* **Saved entries**:
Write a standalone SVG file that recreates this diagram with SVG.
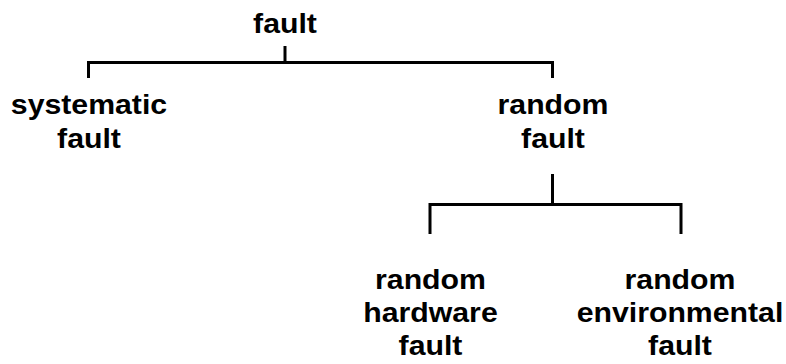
<svg xmlns="http://www.w3.org/2000/svg" width="786" height="364" viewBox="0 0 786 364">
<style>
.lbl{font-family:"Liberation Sans",Arial,sans-serif;font-weight:bold;font-size:27.5px;fill:#000;text-anchor:middle}
.con{fill:none;stroke:#000;stroke-width:3;stroke-linecap:butt;stroke-linejoin:miter}
</style>
<rect width="786" height="364" fill="#fff"/>
<g id="connectors" class="con">
<path d="M285,46 V62.5"/>
<path d="M88.5,78 V62.5 H552.5 V78"/>
<path d="M552.5,174 V204.5"/>
<path d="M430,234 V204.5 H681 V234"/>
</g>
<g id="fault" transform="translate(285,0) scale(1.1,1)">
<text class="lbl" x="0" y="33">fault</text>
</g>
<g id="systematic-fault" transform="translate(89,0) scale(1.1,1)">
<text class="lbl" x="0" y="114">systematic</text>
<text class="lbl" x="0" y="148">fault</text>
</g>
<g id="random-fault" transform="translate(553,0) scale(1.1,1)">
<text class="lbl" x="0" y="114">random</text>
<text class="lbl" x="0" y="148">fault</text>
</g>
<g id="random-hardware-fault" transform="translate(430.5,0) scale(1.1,1)">
<text class="lbl" x="0" y="289">random</text>
<text class="lbl" x="0" y="322">hardware</text>
<text class="lbl" x="0" y="355">fault</text>
</g>
<g id="random-environmental-fault" transform="translate(680,0) scale(1.1,1)">
<text class="lbl" x="0" y="289">random</text>
<text class="lbl" x="0" y="322">environmental</text>
<text class="lbl" x="0" y="355">fault</text>
</g>
</svg>
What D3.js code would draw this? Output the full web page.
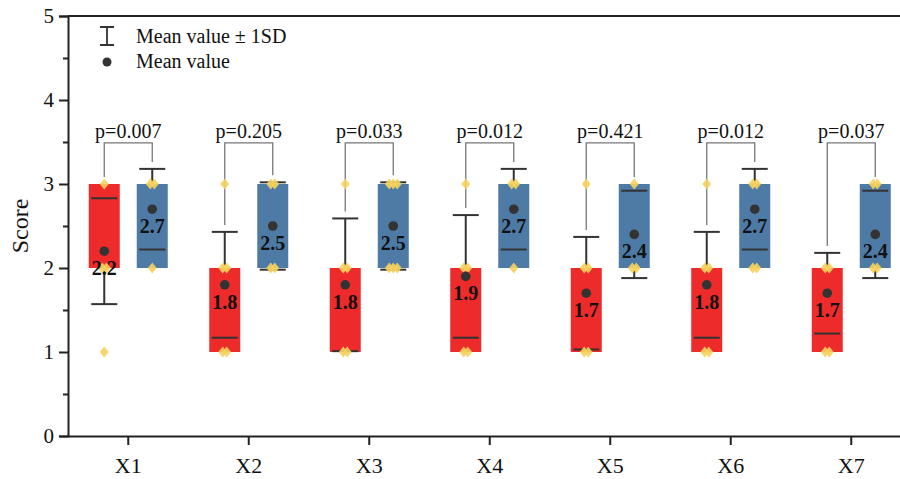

* **DIRECTIONS**: Retype every entry verbatim and exclude the pictures from the copy.

* **CORRECT ANSWER**:
Write a standalone SVG file that recreates this diagram with SVG.
<svg xmlns="http://www.w3.org/2000/svg" width="786" height="364" viewBox="0 0 786 364">
<style>
.lbl{font-family:"Liberation Sans",Arial,sans-serif;font-weight:bold;font-size:27.5px;fill:#000;text-anchor:middle}
.con{fill:none;stroke:#000;stroke-width:3;stroke-linecap:butt;stroke-linejoin:miter}
</style>
<rect width="786" height="364" fill="#fff"/>
<g id="connectors" class="con">
<path d="M285,46 V62.5"/>
<path d="M88.5,78 V62.5 H552.5 V78"/>
<path d="M552.5,174 V204.5"/>
<path d="M430,234 V204.5 H681 V234"/>
</g>
<g id="fault" transform="translate(285,0) scale(1.1,1)">
<text class="lbl" x="0" y="33">fault</text>
</g>
<g id="systematic-fault" transform="translate(89,0) scale(1.1,1)">
<text class="lbl" x="0" y="114">systematic</text>
<text class="lbl" x="0" y="148">fault</text>
</g>
<g id="random-fault" transform="translate(553,0) scale(1.1,1)">
<text class="lbl" x="0" y="114">random</text>
<text class="lbl" x="0" y="148">fault</text>
</g>
<g id="random-hardware-fault" transform="translate(430.5,0) scale(1.1,1)">
<text class="lbl" x="0" y="289">random</text>
<text class="lbl" x="0" y="322">hardware</text>
<text class="lbl" x="0" y="355">fault</text>
</g>
<g id="random-environmental-fault" transform="translate(680,0) scale(1.1,1)">
<text class="lbl" x="0" y="289">random</text>
<text class="lbl" x="0" y="322">environmental</text>
<text class="lbl" x="0" y="355">fault</text>
</g>
</svg>
What D3.js code would draw this? Output the full web page.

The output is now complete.